The far side of the moon never faces us, because the moon rotates once for every orbit it makes of the Earth. Yet an analysis of impact craters shows the far side may once have pointed our way.
Mark Wieczorek and Matthieu Le Feuvre at the Paris Institute of Earth Physics in France studied the relative age and distribution of 46 known craters, gouged out by impacts from debris originating in the solar system’s asteroid belt.
According to earlier computer simulations, the moon’s western hemisphere as viewed from Earth should have about 30 per cent more craters than the eastern hemisphere. That’s because the west always faces in the direction in which the moon orbits, which makes it more likely to be hit by debris, for the same reason that more raindrops strike a moving car’s front windshield than its rear.

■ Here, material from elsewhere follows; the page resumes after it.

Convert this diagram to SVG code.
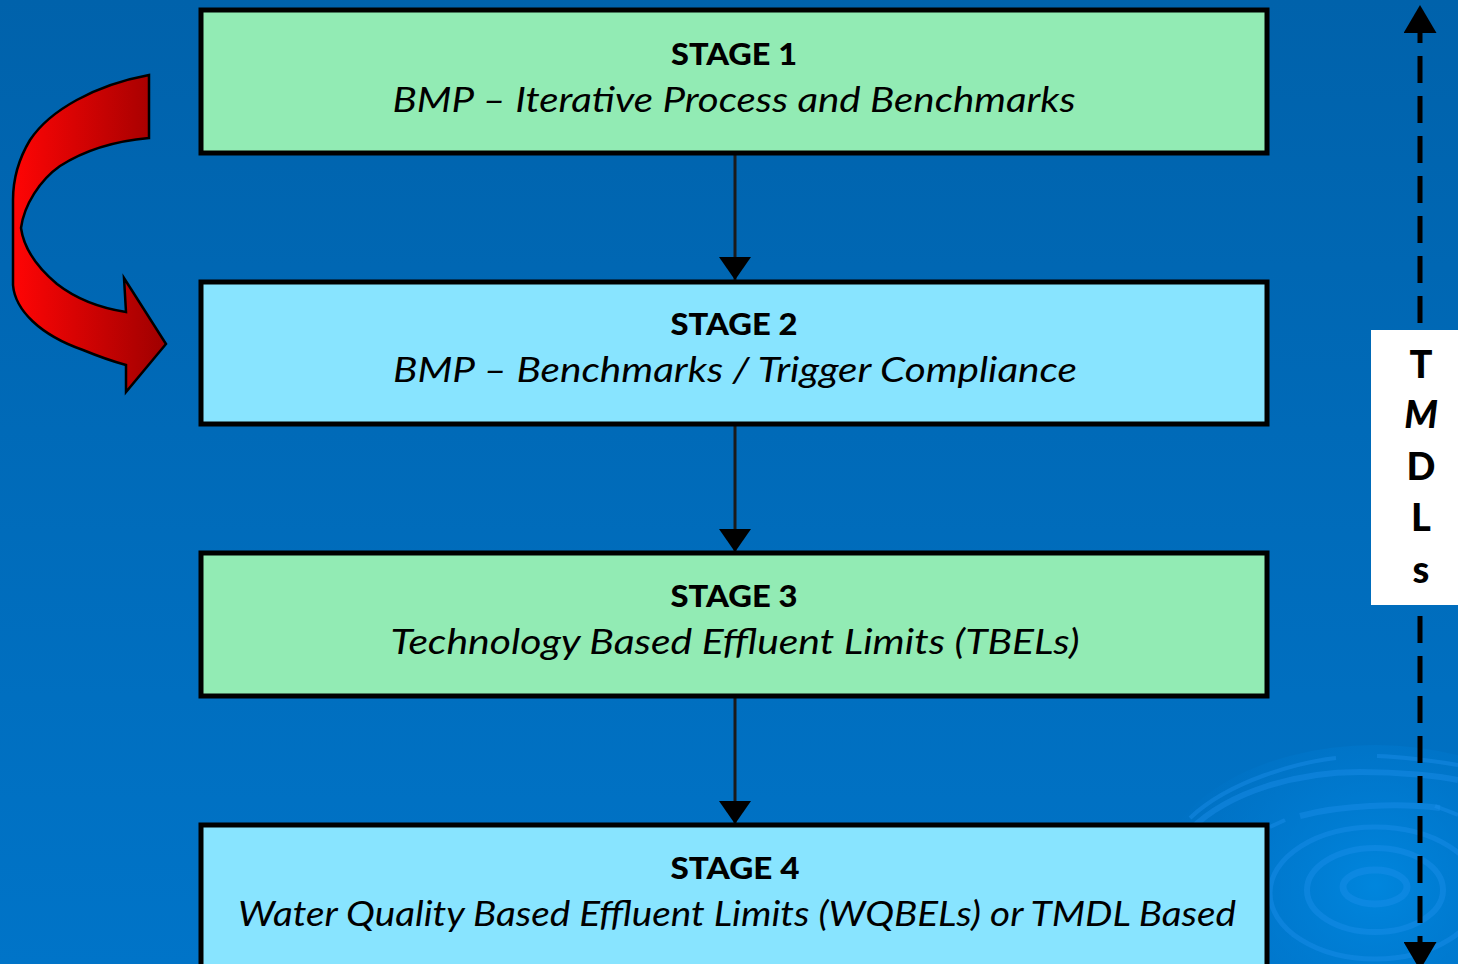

However, when Wieczorek and Le Feuvre compared the relative ages of the craters, using data about the sequence in which ejected material was deposited on the surface, they found the opposite to be true. Although the youngest impact basins were concentrated in the western hemisphere, as expected, the older craters were mostly congregated in the east. This suggests that the eastern face had once been bombarded more than the western face (Icarus, DOI: 10.1016/j.icarus.2008.12.017).
This could be explained if a large asteroid impact had set the moon turning. Such an impact would have put the satellite’s rotation rate out of whack, so that for tens of thousands of years it would have appeared to slowly turn as viewed from Earth. Eventually, it would have settled into the current position.
The handful of lunar-rock debris collected from craters formed by a big enough smash suggest that the moon turned to face the other way more than 3.9 billion years ago, says Wieczorek. Asian probes currently circling the moon could reveal additional craters that would support the about-face idea.